Written exercise » Transcribe the whole listing without a single picture.

Raw data »
════════════════════
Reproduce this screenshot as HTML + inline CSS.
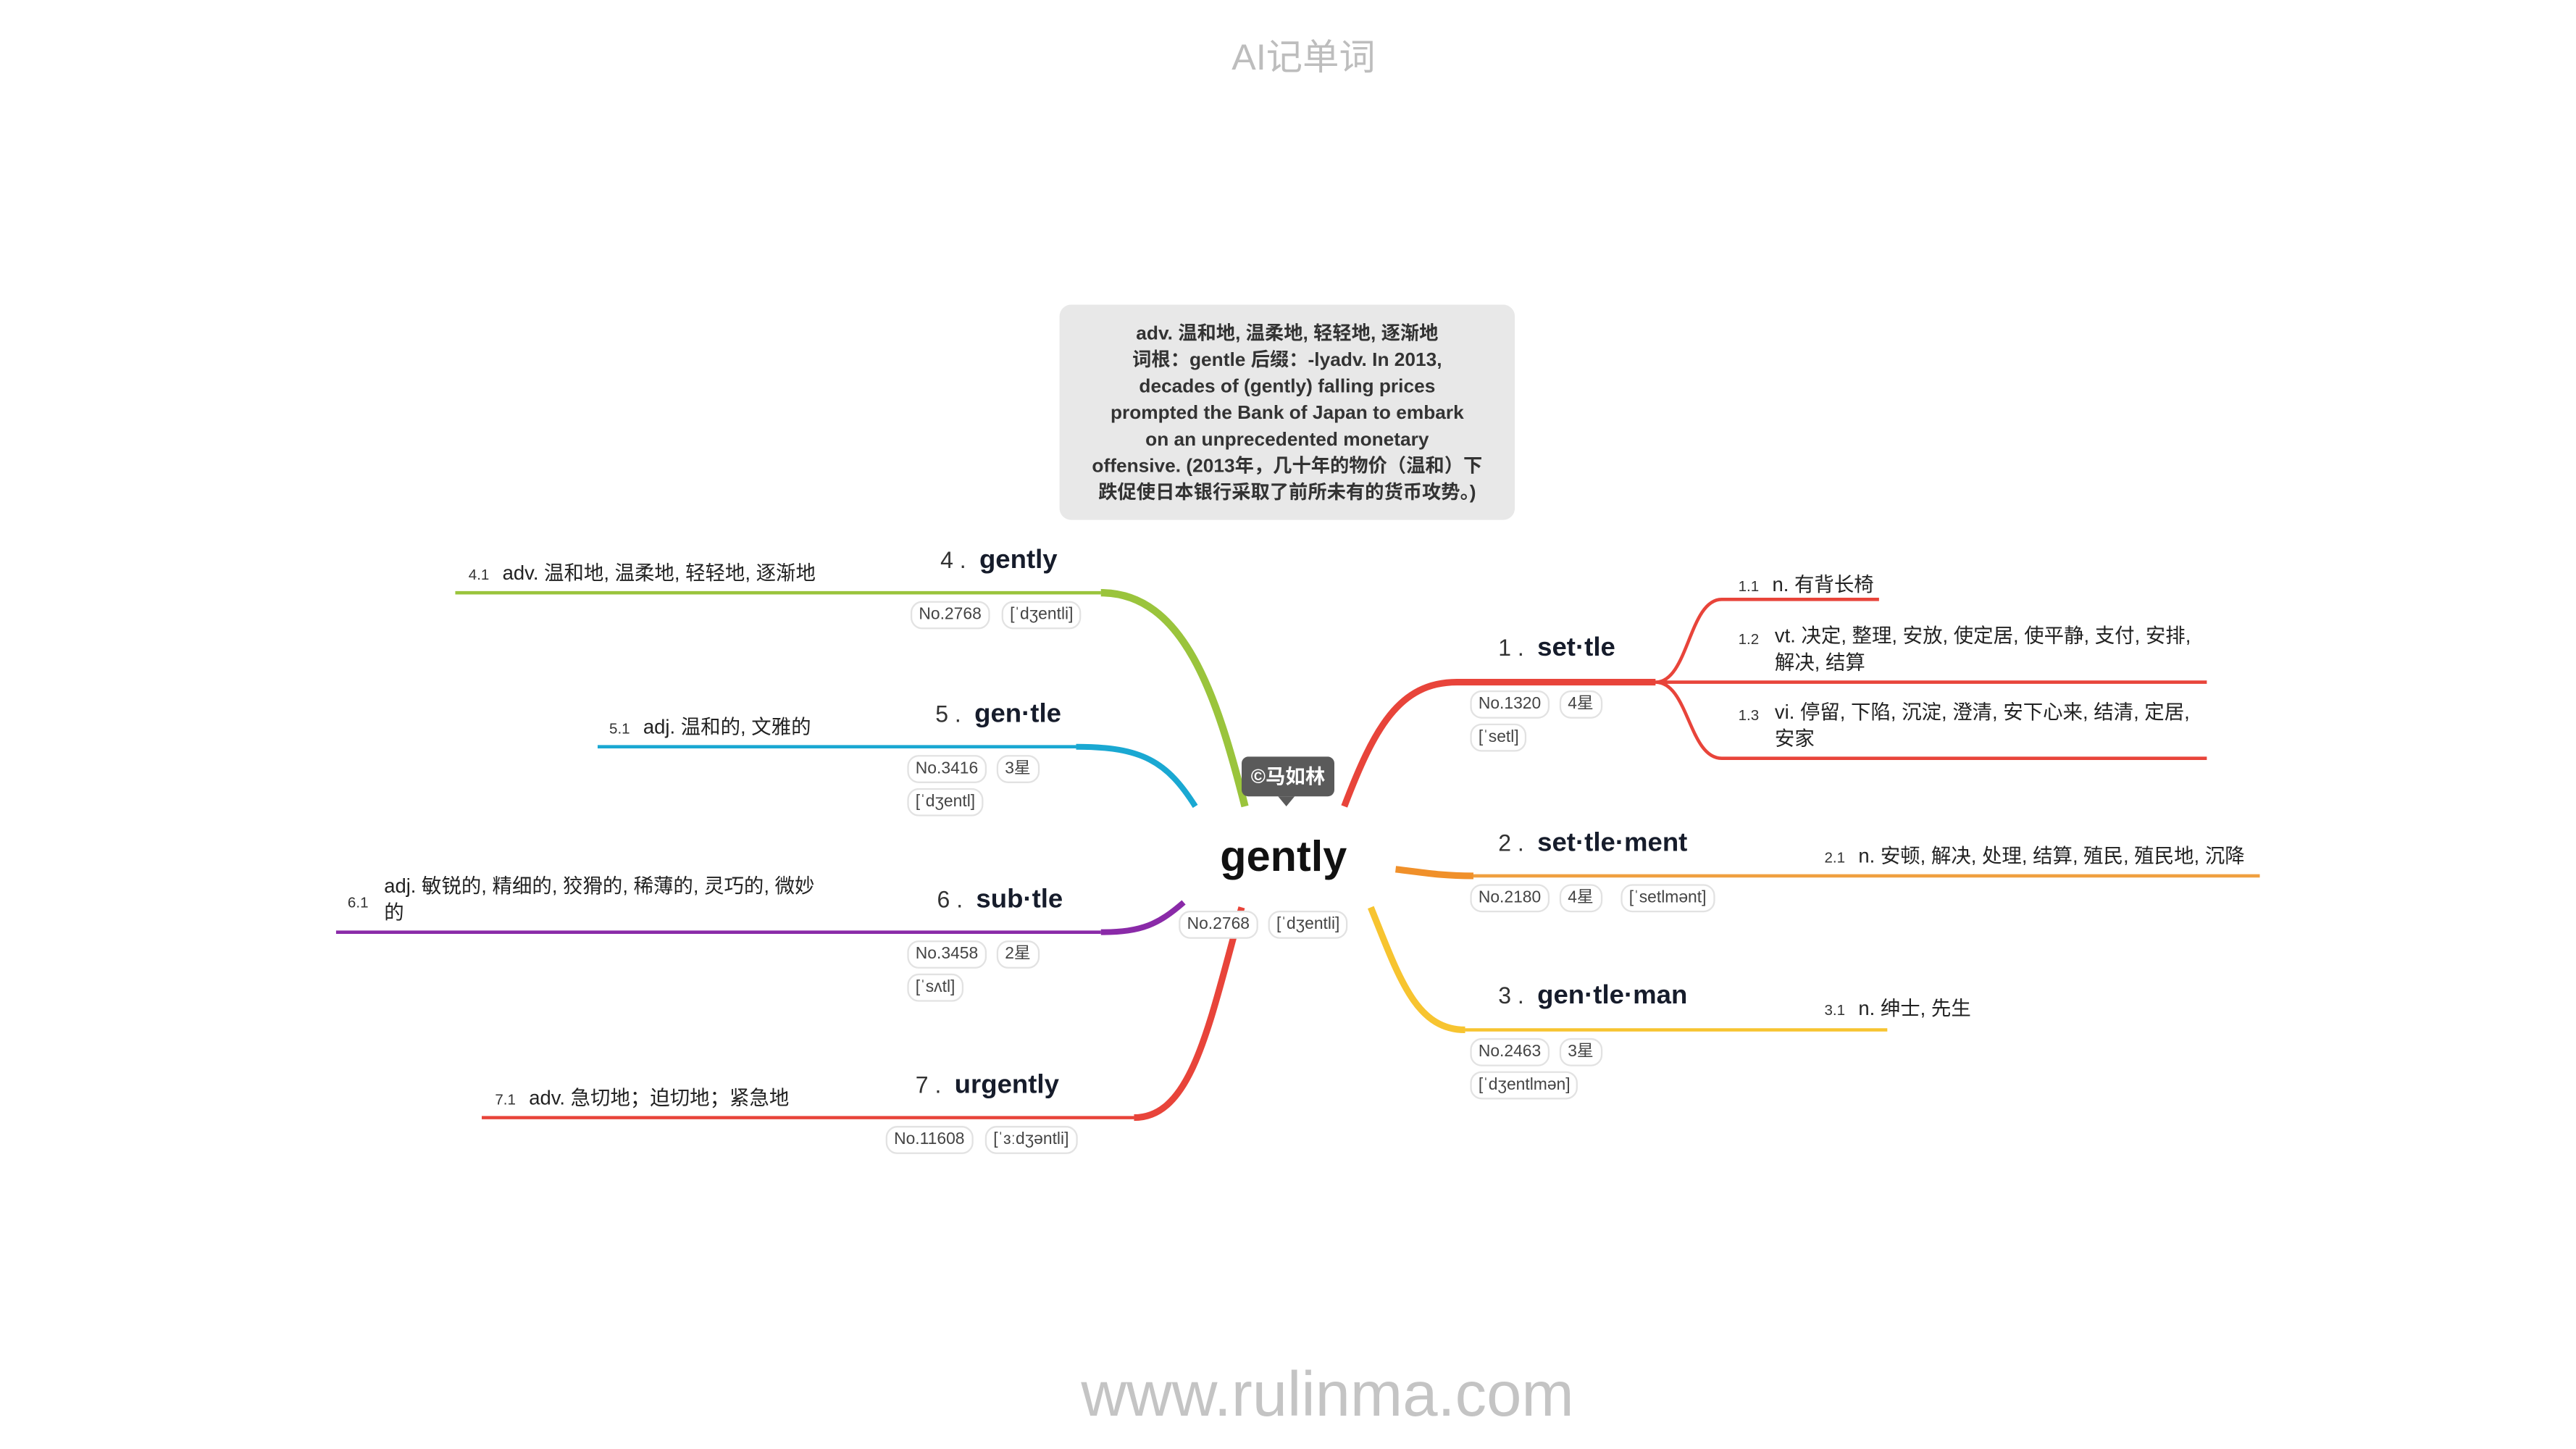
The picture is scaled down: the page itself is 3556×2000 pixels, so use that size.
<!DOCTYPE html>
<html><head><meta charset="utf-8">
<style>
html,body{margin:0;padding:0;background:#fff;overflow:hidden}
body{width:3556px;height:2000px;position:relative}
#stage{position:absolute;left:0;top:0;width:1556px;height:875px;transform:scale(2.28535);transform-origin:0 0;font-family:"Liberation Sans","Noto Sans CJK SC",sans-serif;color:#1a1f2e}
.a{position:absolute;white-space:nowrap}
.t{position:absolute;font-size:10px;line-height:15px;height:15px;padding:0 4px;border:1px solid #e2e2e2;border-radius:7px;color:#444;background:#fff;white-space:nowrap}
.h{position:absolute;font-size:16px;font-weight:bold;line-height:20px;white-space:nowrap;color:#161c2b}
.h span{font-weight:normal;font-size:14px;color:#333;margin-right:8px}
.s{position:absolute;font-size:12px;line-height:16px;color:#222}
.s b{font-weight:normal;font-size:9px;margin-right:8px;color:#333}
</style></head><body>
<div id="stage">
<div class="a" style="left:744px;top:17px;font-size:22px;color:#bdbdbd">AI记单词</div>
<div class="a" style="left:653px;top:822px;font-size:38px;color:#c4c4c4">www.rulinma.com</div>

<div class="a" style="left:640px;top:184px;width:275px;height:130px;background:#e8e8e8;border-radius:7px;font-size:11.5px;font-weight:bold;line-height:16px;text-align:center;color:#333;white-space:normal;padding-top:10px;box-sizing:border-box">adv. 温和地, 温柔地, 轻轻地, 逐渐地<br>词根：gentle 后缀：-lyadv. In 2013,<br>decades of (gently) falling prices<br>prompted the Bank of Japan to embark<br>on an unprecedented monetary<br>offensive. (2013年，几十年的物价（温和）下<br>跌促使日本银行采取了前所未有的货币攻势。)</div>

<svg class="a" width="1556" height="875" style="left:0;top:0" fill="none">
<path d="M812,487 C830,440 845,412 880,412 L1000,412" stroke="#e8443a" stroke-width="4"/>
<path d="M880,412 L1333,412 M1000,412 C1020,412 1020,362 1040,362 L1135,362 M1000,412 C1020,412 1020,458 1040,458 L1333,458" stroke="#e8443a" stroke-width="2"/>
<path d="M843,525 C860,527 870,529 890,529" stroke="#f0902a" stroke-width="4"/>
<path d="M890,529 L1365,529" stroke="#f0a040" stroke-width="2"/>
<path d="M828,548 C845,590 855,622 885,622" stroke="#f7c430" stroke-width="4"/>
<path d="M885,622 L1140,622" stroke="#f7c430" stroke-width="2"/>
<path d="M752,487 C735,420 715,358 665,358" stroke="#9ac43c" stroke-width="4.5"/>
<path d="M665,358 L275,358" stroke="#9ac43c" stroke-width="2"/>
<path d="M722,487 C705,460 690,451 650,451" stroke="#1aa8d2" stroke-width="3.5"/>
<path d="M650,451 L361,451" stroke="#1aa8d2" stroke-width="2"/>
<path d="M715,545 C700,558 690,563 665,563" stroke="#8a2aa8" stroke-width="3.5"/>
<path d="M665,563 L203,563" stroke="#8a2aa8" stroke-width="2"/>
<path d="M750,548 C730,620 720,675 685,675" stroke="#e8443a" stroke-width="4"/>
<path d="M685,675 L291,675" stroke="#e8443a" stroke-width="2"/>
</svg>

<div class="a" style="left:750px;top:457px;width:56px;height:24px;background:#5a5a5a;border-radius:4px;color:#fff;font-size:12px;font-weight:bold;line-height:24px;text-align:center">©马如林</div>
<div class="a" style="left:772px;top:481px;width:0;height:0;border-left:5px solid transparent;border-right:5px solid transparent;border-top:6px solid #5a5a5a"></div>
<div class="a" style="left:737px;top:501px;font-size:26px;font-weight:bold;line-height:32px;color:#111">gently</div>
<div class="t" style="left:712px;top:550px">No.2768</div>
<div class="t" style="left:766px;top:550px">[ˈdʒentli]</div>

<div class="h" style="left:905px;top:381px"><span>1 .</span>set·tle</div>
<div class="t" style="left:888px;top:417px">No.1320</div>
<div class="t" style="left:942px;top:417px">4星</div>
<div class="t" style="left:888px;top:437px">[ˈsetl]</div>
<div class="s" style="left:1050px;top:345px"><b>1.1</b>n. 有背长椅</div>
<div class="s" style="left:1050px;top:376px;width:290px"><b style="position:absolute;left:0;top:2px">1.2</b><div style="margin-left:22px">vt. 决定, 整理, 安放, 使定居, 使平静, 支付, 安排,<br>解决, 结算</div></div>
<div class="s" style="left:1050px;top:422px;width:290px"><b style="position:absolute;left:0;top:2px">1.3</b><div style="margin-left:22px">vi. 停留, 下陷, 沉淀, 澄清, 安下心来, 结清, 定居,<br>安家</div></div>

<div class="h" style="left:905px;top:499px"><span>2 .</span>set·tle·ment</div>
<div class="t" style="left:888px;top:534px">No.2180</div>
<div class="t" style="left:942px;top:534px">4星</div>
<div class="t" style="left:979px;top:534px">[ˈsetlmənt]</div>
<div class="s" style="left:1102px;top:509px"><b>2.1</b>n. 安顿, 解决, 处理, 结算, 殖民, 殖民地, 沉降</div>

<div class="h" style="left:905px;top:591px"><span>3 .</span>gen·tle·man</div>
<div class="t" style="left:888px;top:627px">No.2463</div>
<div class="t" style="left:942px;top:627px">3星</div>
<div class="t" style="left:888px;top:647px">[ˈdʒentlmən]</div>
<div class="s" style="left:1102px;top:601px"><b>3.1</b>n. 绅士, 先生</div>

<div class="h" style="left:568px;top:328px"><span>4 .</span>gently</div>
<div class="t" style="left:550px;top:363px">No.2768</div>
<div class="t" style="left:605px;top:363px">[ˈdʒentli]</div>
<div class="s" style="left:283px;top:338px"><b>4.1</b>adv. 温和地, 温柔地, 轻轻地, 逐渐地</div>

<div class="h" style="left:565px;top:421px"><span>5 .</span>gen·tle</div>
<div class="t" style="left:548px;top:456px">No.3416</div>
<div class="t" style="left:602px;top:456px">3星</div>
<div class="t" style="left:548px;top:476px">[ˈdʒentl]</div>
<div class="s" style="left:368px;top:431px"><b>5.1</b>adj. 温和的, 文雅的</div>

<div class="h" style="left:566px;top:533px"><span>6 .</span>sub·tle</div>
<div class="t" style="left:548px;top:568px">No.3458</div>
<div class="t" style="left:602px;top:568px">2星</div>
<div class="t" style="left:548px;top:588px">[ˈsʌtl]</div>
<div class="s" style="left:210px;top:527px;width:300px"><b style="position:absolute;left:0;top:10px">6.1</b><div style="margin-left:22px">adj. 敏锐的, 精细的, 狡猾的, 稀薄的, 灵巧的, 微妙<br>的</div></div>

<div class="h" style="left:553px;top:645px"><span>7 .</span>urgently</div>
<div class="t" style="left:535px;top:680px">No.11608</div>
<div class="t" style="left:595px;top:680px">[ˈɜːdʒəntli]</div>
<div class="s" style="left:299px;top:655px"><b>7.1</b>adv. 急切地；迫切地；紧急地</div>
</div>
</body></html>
════════════════════
Answer to this problem »
Reproduce this screenshot as HTML + inline CSS.
The picture is scaled down: the page itself is 3556×2000 pixels, so use that size.
<!DOCTYPE html>
<html><head><meta charset="utf-8">
<style>
html,body{margin:0;padding:0;background:#fff;overflow:hidden}
body{width:3556px;height:2000px;position:relative}
#stage{position:absolute;left:0;top:0;width:1556px;height:875px;transform:scale(2.28535);transform-origin:0 0;font-family:"Liberation Sans","Noto Sans CJK SC",sans-serif;color:#1a1f2e}
.a{position:absolute;white-space:nowrap}
.t{position:absolute;font-size:10px;line-height:15px;height:15px;padding:0 4px;border:1px solid #e2e2e2;border-radius:7px;color:#444;background:#fff;white-space:nowrap}
.h{position:absolute;font-size:16px;font-weight:bold;line-height:20px;white-space:nowrap;color:#161c2b}
.h span{font-weight:normal;font-size:14px;color:#333;margin-right:8px}
.s{position:absolute;font-size:12px;line-height:16px;color:#222}
.s b{font-weight:normal;font-size:9px;margin-right:8px;color:#333}
</style></head><body>
<div id="stage">
<div class="a" style="left:744px;top:17px;font-size:22px;color:#bdbdbd">AI记单词</div>
<div class="a" style="left:653px;top:822px;font-size:38px;color:#c4c4c4">www.rulinma.com</div>

<div class="a" style="left:640px;top:184px;width:275px;height:130px;background:#e8e8e8;border-radius:7px;font-size:11.5px;font-weight:bold;line-height:16px;text-align:center;color:#333;white-space:normal;padding-top:10px;box-sizing:border-box">adv. 温和地, 温柔地, 轻轻地, 逐渐地<br>词根：gentle 后缀：-lyadv. In 2013,<br>decades of (gently) falling prices<br>prompted the Bank of Japan to embark<br>on an unprecedented monetary<br>offensive. (2013年，几十年的物价（温和）下<br>跌促使日本银行采取了前所未有的货币攻势。)</div>

<svg class="a" width="1556" height="875" style="left:0;top:0" fill="none">
<path d="M812,487 C830,440 845,412 880,412 L1000,412" stroke="#e8443a" stroke-width="4"/>
<path d="M880,412 L1333,412 M1000,412 C1020,412 1020,362 1040,362 L1135,362 M1000,412 C1020,412 1020,458 1040,458 L1333,458" stroke="#e8443a" stroke-width="2"/>
<path d="M843,525 C860,527 870,529 890,529" stroke="#f0902a" stroke-width="4"/>
<path d="M890,529 L1365,529" stroke="#f0a040" stroke-width="2"/>
<path d="M828,548 C845,590 855,622 885,622" stroke="#f7c430" stroke-width="4"/>
<path d="M885,622 L1140,622" stroke="#f7c430" stroke-width="2"/>
<path d="M752,487 C735,420 715,358 665,358" stroke="#9ac43c" stroke-width="4.5"/>
<path d="M665,358 L275,358" stroke="#9ac43c" stroke-width="2"/>
<path d="M722,487 C705,460 690,451 650,451" stroke="#1aa8d2" stroke-width="3.5"/>
<path d="M650,451 L361,451" stroke="#1aa8d2" stroke-width="2"/>
<path d="M715,545 C700,558 690,563 665,563" stroke="#8a2aa8" stroke-width="3.5"/>
<path d="M665,563 L203,563" stroke="#8a2aa8" stroke-width="2"/>
<path d="M750,548 C730,620 720,675 685,675" stroke="#e8443a" stroke-width="4"/>
<path d="M685,675 L291,675" stroke="#e8443a" stroke-width="2"/>
</svg>

<div class="a" style="left:750px;top:457px;width:56px;height:24px;background:#5a5a5a;border-radius:4px;color:#fff;font-size:12px;font-weight:bold;line-height:24px;text-align:center">©马如林</div>
<div class="a" style="left:772px;top:481px;width:0;height:0;border-left:5px solid transparent;border-right:5px solid transparent;border-top:6px solid #5a5a5a"></div>
<div class="a" style="left:737px;top:501px;font-size:26px;font-weight:bold;line-height:32px;color:#111">gently</div>
<div class="t" style="left:712px;top:550px">No.2768</div>
<div class="t" style="left:766px;top:550px">[ˈdʒentli]</div>

<div class="h" style="left:905px;top:381px"><span>1 .</span>set·tle</div>
<div class="t" style="left:888px;top:417px">No.1320</div>
<div class="t" style="left:942px;top:417px">4星</div>
<div class="t" style="left:888px;top:437px">[ˈsetl]</div>
<div class="s" style="left:1050px;top:345px"><b>1.1</b>n. 有背长椅</div>
<div class="s" style="left:1050px;top:376px;width:290px"><b style="position:absolute;left:0;top:2px">1.2</b><div style="margin-left:22px">vt. 决定, 整理, 安放, 使定居, 使平静, 支付, 安排,<br>解决, 结算</div></div>
<div class="s" style="left:1050px;top:422px;width:290px"><b style="position:absolute;left:0;top:2px">1.3</b><div style="margin-left:22px">vi. 停留, 下陷, 沉淀, 澄清, 安下心来, 结清, 定居,<br>安家</div></div>

<div class="h" style="left:905px;top:499px"><span>2 .</span>set·tle·ment</div>
<div class="t" style="left:888px;top:534px">No.2180</div>
<div class="t" style="left:942px;top:534px">4星</div>
<div class="t" style="left:979px;top:534px">[ˈsetlmənt]</div>
<div class="s" style="left:1102px;top:509px"><b>2.1</b>n. 安顿, 解决, 处理, 结算, 殖民, 殖民地, 沉降</div>

<div class="h" style="left:905px;top:591px"><span>3 .</span>gen·tle·man</div>
<div class="t" style="left:888px;top:627px">No.2463</div>
<div class="t" style="left:942px;top:627px">3星</div>
<div class="t" style="left:888px;top:647px">[ˈdʒentlmən]</div>
<div class="s" style="left:1102px;top:601px"><b>3.1</b>n. 绅士, 先生</div>

<div class="h" style="left:568px;top:328px"><span>4 .</span>gently</div>
<div class="t" style="left:550px;top:363px">No.2768</div>
<div class="t" style="left:605px;top:363px">[ˈdʒentli]</div>
<div class="s" style="left:283px;top:338px"><b>4.1</b>adv. 温和地, 温柔地, 轻轻地, 逐渐地</div>

<div class="h" style="left:565px;top:421px"><span>5 .</span>gen·tle</div>
<div class="t" style="left:548px;top:456px">No.3416</div>
<div class="t" style="left:602px;top:456px">3星</div>
<div class="t" style="left:548px;top:476px">[ˈdʒentl]</div>
<div class="s" style="left:368px;top:431px"><b>5.1</b>adj. 温和的, 文雅的</div>

<div class="h" style="left:566px;top:533px"><span>6 .</span>sub·tle</div>
<div class="t" style="left:548px;top:568px">No.3458</div>
<div class="t" style="left:602px;top:568px">2星</div>
<div class="t" style="left:548px;top:588px">[ˈsʌtl]</div>
<div class="s" style="left:210px;top:527px;width:300px"><b style="position:absolute;left:0;top:10px">6.1</b><div style="margin-left:22px">adj. 敏锐的, 精细的, 狡猾的, 稀薄的, 灵巧的, 微妙<br>的</div></div>

<div class="h" style="left:553px;top:645px"><span>7 .</span>urgently</div>
<div class="t" style="left:535px;top:680px">No.11608</div>
<div class="t" style="left:595px;top:680px">[ˈɜːdʒəntli]</div>
<div class="s" style="left:299px;top:655px"><b>7.1</b>adv. 急切地；迫切地；紧急地</div>
</div>
</body></html>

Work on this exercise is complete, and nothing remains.